### TASK TO CARRY OUT
Across the entries below, how many lines contain the string "this"? Give only the count.

### RAW DATA
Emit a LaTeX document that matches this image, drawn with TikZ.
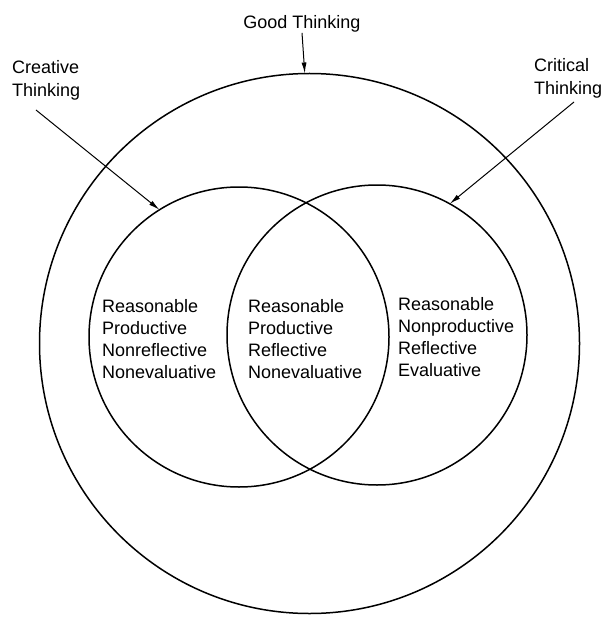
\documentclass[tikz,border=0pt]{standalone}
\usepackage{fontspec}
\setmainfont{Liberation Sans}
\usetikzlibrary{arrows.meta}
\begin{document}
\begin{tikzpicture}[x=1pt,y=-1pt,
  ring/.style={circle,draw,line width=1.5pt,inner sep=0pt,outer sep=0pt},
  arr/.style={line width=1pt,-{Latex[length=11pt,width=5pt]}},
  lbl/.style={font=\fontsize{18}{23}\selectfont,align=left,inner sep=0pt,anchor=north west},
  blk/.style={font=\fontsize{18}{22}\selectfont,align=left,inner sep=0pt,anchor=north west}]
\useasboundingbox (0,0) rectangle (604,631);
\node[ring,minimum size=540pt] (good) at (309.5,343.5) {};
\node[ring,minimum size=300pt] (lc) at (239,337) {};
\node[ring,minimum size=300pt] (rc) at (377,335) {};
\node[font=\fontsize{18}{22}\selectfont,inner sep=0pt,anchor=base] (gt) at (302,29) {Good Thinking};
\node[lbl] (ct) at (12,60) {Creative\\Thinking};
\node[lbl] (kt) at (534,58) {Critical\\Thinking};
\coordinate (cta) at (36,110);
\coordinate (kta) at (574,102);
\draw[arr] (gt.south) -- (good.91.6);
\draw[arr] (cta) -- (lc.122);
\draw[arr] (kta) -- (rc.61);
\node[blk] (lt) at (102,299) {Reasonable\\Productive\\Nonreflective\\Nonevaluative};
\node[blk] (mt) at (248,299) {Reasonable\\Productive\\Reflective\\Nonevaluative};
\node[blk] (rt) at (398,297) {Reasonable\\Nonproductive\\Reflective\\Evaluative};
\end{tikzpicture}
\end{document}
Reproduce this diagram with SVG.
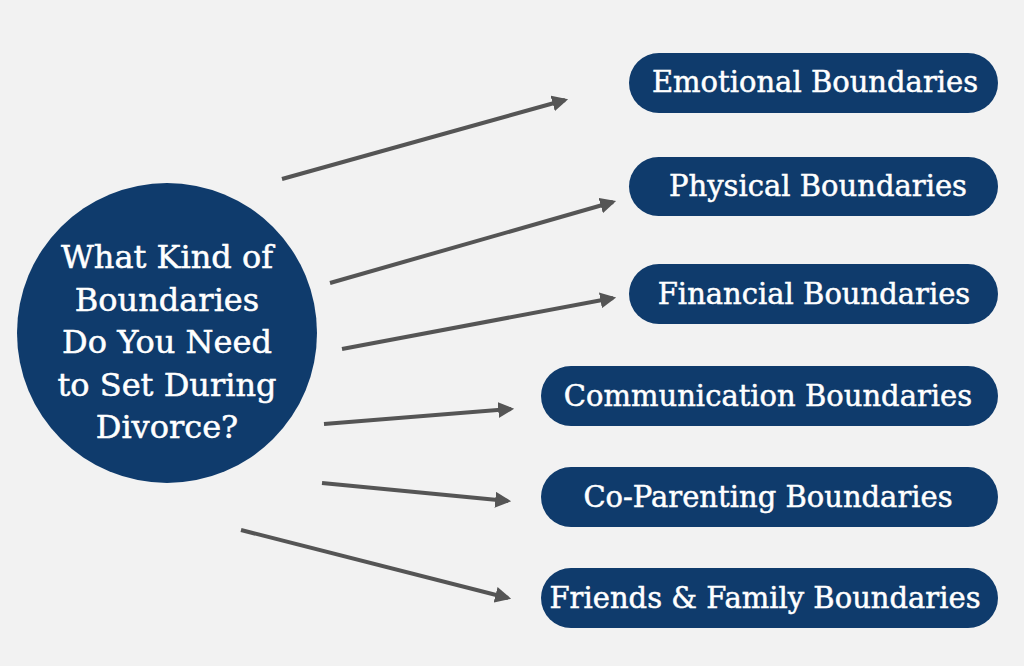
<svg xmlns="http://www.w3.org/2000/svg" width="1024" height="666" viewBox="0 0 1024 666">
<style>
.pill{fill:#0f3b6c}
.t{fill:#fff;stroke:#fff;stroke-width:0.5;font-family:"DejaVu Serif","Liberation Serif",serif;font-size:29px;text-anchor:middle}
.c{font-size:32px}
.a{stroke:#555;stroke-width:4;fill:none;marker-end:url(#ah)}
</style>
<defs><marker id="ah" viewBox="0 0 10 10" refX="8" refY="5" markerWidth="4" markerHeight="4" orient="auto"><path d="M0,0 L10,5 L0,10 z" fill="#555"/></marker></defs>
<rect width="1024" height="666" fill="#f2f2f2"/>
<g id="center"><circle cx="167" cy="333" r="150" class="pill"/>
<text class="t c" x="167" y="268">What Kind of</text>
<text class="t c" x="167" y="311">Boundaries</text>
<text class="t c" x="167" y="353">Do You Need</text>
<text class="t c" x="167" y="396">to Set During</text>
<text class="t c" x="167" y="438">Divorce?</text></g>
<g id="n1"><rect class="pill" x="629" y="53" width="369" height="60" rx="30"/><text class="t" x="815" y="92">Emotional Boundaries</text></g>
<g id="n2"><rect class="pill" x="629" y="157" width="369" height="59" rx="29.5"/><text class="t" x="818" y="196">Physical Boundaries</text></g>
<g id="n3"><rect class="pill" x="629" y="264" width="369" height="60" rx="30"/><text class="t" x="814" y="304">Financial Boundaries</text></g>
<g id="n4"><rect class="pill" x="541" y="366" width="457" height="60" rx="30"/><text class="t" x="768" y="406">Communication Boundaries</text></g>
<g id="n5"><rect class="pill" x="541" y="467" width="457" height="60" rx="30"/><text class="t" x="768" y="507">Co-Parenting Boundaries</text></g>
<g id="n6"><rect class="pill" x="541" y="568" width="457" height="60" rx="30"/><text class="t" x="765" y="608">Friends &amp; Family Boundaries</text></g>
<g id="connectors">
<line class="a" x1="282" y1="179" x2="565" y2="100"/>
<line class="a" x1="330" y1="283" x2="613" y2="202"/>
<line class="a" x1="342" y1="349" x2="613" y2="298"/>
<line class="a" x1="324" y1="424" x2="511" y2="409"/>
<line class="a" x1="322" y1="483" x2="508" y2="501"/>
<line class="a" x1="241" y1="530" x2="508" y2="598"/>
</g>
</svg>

### CORRECT OUTPUT
2